Never forget the Passover lamb. “For Christ, our Passover lamb, has been sacrificed” (1 Corinthians 5:7), writes Paul. Regarding that initial Passover back in Exodus 12, and the application of the blood on “the lintel and the two doorposts,” my college professor Dr. Chris Miller drew out the critical point: If the lamb dies, we live. This is the resting place of all true Christian faith: the Lamb has died, the body has been broken, the blood has been shed, therefore we live.

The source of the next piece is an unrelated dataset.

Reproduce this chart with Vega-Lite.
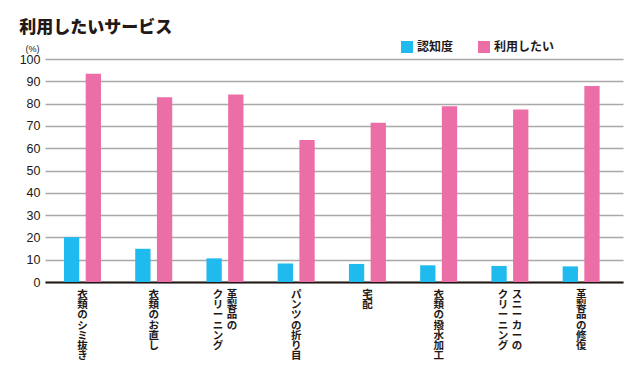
{
  "$schema": "https://vega.github.io/schema/vega-lite/v6.json",
  "width": 578,
  "height": 223,
  "autosize": {"type": "none"},
  "padding": {"left": 45, "top": 59, "right": 17, "bottom": 94},
  "background": "white",
  "title": {
    "text": "利用したいサービス",
    "anchor": "start",
    "font": "Noto Sans CJK JP",
    "fontSize": 17,
    "fontWeight": 900,
    "color": "#231815",
    "offset": 4
  },
  "config": {
    "view": {"stroke": null},
    "axis": {"labelFont": "Liberation Sans", "titleFont": "Liberation Sans"}
  },
  "layer": [
    {
      "data": {
        "values": [
          {"cat": "衣類のシミ抜き", "series": "認知度", "value": 20.1},
          {"cat": "衣類のシミ抜き", "series": "利用したい", "value": 93.4},
          {"cat": "衣類のお直し", "series": "認知度", "value": 14.9},
          {"cat": "衣類のお直し", "series": "利用したい", "value": 82.8},
          {"cat": "革製品のクリーニング", "series": "認知度", "value": 10.6},
          {"cat": "革製品のクリーニング", "series": "利用したい", "value": 84.1},
          {"cat": "パンツの折り目", "series": "認知度", "value": 8.3},
          {"cat": "パンツの折り目", "series": "利用したい", "value": 63.7},
          {"cat": "宅配", "series": "認知度", "value": 8.1},
          {"cat": "宅配", "series": "利用したい", "value": 71.4},
          {"cat": "衣類の撥水加工", "series": "認知度", "value": 7.5},
          {"cat": "衣類の撥水加工", "series": "利用したい", "value": 78.8},
          {"cat": "スニーカーのクリーニング", "series": "認知度", "value": 7.2},
          {"cat": "スニーカーのクリーニング", "series": "利用したい", "value": 77.4},
          {"cat": "革製品の修復", "series": "認知度", "value": 7.0},
          {"cat": "革製品の修復", "series": "利用したい", "value": 87.9}
        ]
      },
      "mark": {"type": "bar"},
      "encoding": {
        "x": {
          "field": "cat",
          "type": "nominal",
          "scale": {
            "domain": ["衣類のシミ抜き", "衣類のお直し", "革製品のクリーニング", "パンツの折り目", "宅配", "衣類の撥水加工", "スニーカーのクリーニング", "革製品の修復"],
            "paddingInner": 0,
            "paddingOuter": 0.057,
            "align": 0.23
          },
          "axis": {
            "title": null,
            "labels": false,
            "ticks": false,
            "grid": false,
            "domain": true,
            "domainColor": "#231815",
            "domainWidth": 2
          }
        },
        "xOffset": {
          "field": "series",
          "type": "nominal",
          "scale": {"domain": ["認知度", "利用したい"], "paddingInner": 0.295, "paddingOuter": 0.789}
        },
        "y": {
          "field": "value",
          "type": "quantitative",
          "scale": {"domain": [0, 100], "nice": false},
          "axis": {
            "tickCount": 10,
            "grid": true,
            "labelOverlap": false,
            "labelFontSize": 12.5,
            "labelColor": "#231815",
            "labelPadding": 5,
            "domain": false,
            "ticks": false,
            "gridColor": "#a9a9a9",
            "gridWidth": 1.3,
            "title": "(%)",
            "titleAngle": 0,
            "titleFontSize": 9,
            "titleFontWeight": "normal",
            "titleColor": "#231815",
            "titleAlign": "center",
            "titleBaseline": "middle",
            "titleX": -13,
            "titleY": -11
          }
        },
        "color": {
          "field": "series",
          "type": "nominal",
          "scale": {"domain": ["認知度", "利用したい"], "range": ["#1FBAEE", "#EC6EA6"]},
          "legend": {
            "title": null,
            "orient": "none",
            "legendX": 356,
            "legendY": -18,
            "direction": "horizontal",
            "symbolType": "square",
            "symbolSize": 144,
            "symbolStrokeWidth": 0,
            "symbolOpacity": 1,
            "labelFont": "Noto Sans CJK JP",
            "labelFontSize": 12,
            "labelFontWeight": "bold",
            "labelColor": "#231815",
            "labelOffset": 4,
            "columnPadding": 24
          }
        }
      }
    },
    {
      "data": {
        "values": [
          {"cat": "衣類のシミ抜き", "chars": ["衣", "類", "の", "シ", "ミ", "抜", "き"]},
          {"cat": "衣類のお直し", "chars": ["衣", "類", "の", "お", "直", "し"]},
          {"cat": "パンツの折り目", "chars": ["パ", "ン", "ツ", "の", "折", "り", "目"]},
          {"cat": "宅配", "chars": ["宅", "配"]},
          {"cat": "衣類の撥水加工", "chars": ["衣", "類", "の", "撥", "水", "加", "工"]},
          {"cat": "革製品の修復", "chars": ["革", "製", "品", "の", "修", "復"]}
        ]
      },
      "mark": {"type": "text", "y": "height", "font": "Noto Sans CJK JP", "fontWeight": "bold", "fontSize": 10.5, "lineHeight": 10.2, "baseline": "top", "align": "center", "dy": 8, "color": "#231815"},
      "encoding": {
        "x": {"field": "cat", "type": "nominal"},
        "text": {"field": "chars", "type": "nominal"}
      }
    },
    {
      "data": {
        "values": [
          {"cat": "革製品のクリーニング", "chars": ["革", "製", "品", "の"]},
          {"cat": "スニーカーのクリーニング", "chars": ["ス", "ニ", "ー", "カ", "ー", "の"]}
        ]
      },
      "mark": {"type": "text", "y": "height", "font": "Noto Sans CJK JP", "fontWeight": "bold", "fontSize": 10.5, "lineHeight": 10.2, "baseline": "top", "align": "center", "dy": 8, "dx": 7, "color": "#231815"},
      "encoding": {
        "x": {"field": "cat", "type": "nominal"},
        "text": {"field": "chars", "type": "nominal"}
      }
    },
    {
      "data": {
        "values": [
          {"cat": "革製品のクリーニング", "chars": ["ク", "リ", "ー", "ニ", "ン", "グ"]},
          {"cat": "スニーカーのクリーニング", "chars": ["ク", "リ", "ー", "ニ", "ン", "グ"]}
        ]
      },
      "mark": {"type": "text", "y": "height", "font": "Noto Sans CJK JP", "fontWeight": "bold", "fontSize": 10.5, "lineHeight": 10.2, "baseline": "top", "align": "center", "dy": 8, "dx": -7, "color": "#231815"},
      "encoding": {
        "x": {"field": "cat", "type": "nominal"},
        "text": {"field": "chars", "type": "nominal"}
      }
    }
  ]
}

And if we read on into the New Testament, we find that the pattern of grace (Exodus 20:2) coming before godliness (Exodus 20:3-17) holds true: “Jesus Christ… gave himself for us to redeem us from all lawlessness and to purify for himself a people for his own possession who are zealous for good works.” (Titus 2:13-14) Good works are not a strategy for getting redeemed out of the domain of sin and lawlessness. But for those who have been redeemed by the sacrifice of Christ – a redemption that is not merely physical or merely political or merely temporal, but profoundly spiritual and transformational in the depth of our hearts – yes, for those of us who have been redeemed by Christ, we demonstrate the reality of this redemption by living obedient lives and being “zealous for good works.”

So even after we put Exodus 20:1-17 into a New Testament key – which we must do! – we must always remember that verse 2 comes before verses 3-17.

Amen.

  

ENDNOTES

[1] Kevin DeYoung, The Ten Commandments: What They Mean, Why They Matter, and Why We Should Obey Them (Foundational Tools for Our Faith). Wheaton: Crossway, 2018: p. 24.